#### Task instructions
Will you output the lines between the ones holding "Rebuild this chart" and "from matplotlib.colors import", inclusive, exactly as they stand, and only those lines, with the pictures left out?

#### Source records

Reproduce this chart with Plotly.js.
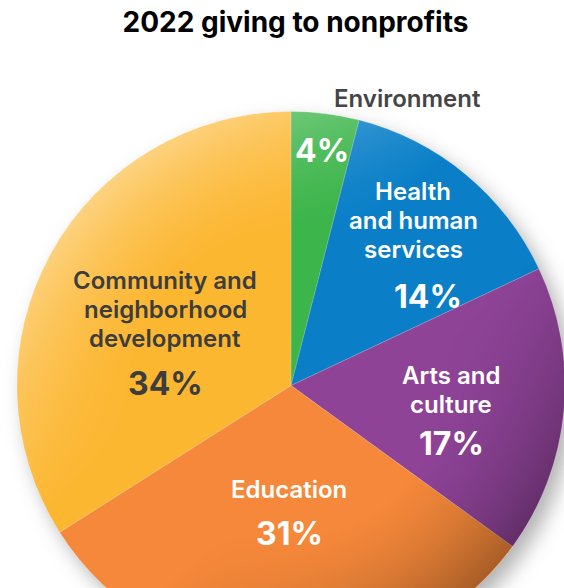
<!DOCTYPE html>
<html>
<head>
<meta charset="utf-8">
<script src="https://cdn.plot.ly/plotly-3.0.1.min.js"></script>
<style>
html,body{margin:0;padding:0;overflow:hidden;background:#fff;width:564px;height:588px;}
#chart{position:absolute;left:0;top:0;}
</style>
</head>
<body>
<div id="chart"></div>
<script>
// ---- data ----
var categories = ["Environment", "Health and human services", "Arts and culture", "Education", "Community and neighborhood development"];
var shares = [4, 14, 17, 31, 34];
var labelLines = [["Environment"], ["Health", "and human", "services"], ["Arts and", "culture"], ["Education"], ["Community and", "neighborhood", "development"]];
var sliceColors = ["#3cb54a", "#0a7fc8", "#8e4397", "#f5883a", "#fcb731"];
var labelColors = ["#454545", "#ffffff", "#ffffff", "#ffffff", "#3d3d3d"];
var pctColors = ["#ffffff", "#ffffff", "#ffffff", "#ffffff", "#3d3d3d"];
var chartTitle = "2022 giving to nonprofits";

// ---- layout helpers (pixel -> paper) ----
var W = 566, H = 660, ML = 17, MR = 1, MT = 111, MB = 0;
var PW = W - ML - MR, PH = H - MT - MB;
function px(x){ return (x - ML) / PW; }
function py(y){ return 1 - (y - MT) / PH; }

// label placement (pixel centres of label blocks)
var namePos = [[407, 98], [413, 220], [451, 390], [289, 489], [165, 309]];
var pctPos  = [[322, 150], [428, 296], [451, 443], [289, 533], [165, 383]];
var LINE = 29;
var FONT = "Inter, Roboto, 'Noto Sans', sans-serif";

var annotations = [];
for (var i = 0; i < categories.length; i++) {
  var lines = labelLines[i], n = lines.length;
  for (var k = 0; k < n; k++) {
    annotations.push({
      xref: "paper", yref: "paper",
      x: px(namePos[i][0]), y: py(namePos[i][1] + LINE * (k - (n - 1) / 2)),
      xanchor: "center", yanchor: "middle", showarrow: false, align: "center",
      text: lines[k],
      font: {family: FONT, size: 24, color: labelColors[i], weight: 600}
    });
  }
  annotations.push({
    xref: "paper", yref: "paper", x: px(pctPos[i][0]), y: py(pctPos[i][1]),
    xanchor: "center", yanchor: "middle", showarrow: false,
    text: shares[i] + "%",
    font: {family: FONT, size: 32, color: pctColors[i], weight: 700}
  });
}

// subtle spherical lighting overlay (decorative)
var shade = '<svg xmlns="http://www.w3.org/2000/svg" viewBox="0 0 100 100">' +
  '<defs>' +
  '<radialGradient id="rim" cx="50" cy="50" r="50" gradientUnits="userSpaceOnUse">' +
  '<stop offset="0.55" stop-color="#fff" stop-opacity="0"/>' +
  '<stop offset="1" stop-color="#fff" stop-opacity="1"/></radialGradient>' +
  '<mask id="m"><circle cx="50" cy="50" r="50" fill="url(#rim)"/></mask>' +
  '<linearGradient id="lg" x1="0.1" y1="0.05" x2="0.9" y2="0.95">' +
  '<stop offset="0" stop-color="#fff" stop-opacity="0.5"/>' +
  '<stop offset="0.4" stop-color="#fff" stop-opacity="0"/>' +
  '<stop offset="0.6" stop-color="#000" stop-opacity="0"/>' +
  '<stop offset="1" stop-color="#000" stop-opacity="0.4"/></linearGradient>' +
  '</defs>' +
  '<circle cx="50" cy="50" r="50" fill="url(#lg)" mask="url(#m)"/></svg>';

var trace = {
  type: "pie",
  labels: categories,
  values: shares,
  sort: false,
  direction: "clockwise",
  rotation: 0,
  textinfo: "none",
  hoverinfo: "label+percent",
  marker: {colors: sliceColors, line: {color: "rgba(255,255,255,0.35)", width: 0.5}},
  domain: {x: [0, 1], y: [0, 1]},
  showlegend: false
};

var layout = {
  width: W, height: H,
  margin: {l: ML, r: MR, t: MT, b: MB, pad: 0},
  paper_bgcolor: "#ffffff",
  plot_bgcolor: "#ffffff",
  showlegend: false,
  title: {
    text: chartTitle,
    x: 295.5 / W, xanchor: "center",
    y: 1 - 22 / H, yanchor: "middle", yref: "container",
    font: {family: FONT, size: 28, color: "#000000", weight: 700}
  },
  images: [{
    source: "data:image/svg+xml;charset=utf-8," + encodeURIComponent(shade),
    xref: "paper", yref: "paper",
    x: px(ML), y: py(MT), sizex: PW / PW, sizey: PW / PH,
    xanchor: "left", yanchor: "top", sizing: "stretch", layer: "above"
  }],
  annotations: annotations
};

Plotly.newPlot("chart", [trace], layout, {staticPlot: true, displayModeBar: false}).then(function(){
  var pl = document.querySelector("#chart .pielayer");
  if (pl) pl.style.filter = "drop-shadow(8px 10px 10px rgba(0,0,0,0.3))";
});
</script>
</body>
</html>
---
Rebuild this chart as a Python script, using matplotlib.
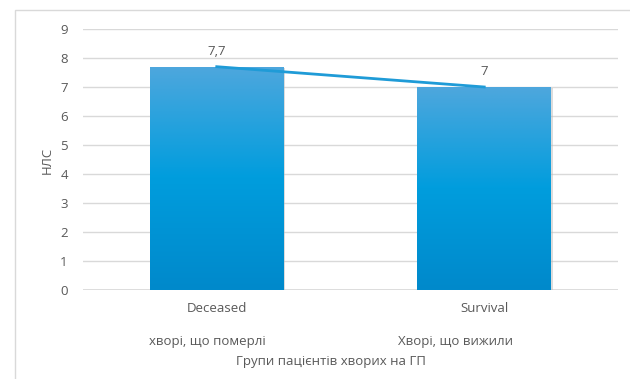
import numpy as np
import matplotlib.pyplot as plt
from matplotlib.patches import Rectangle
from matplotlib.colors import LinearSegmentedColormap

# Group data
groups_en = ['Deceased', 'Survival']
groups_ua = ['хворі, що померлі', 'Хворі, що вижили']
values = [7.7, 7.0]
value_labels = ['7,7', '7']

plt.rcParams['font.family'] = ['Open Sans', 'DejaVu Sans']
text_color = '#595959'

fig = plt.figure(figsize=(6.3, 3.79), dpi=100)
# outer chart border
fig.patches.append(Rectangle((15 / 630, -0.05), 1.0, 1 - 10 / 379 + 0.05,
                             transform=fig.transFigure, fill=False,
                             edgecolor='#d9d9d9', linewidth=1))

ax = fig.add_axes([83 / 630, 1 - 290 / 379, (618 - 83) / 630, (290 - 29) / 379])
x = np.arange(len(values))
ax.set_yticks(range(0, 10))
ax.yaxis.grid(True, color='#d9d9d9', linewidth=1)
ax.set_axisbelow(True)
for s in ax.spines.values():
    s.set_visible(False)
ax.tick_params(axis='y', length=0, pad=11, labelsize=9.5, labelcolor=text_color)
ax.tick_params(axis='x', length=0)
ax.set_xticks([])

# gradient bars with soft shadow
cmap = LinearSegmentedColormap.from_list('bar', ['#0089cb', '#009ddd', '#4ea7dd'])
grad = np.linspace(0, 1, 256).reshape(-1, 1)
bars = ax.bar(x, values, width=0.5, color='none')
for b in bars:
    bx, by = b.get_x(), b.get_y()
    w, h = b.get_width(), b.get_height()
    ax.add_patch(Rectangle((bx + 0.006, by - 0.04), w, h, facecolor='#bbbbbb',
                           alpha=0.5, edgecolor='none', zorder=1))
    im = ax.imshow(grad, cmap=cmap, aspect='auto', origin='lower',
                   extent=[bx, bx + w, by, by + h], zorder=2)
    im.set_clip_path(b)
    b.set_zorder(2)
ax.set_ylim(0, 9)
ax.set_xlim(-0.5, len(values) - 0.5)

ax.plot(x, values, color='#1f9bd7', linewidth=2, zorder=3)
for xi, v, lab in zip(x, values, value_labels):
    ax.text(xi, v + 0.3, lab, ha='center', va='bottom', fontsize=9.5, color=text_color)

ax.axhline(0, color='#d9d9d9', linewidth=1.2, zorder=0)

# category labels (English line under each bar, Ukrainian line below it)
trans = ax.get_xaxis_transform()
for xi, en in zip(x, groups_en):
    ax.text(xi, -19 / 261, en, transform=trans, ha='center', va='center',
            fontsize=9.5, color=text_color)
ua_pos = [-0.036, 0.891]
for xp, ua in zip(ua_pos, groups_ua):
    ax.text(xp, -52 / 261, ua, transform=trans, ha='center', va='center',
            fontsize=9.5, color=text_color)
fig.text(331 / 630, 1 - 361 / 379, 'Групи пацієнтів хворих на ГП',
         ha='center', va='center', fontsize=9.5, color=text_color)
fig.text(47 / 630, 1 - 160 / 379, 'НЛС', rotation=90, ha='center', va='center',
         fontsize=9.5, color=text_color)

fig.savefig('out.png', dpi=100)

#### Answer below
Rebuild this chart as a Python script, using matplotlib.
import numpy as np
import matplotlib.pyplot as plt
from matplotlib.patches import Rectangle
from matplotlib.colors import LinearSegmentedColormap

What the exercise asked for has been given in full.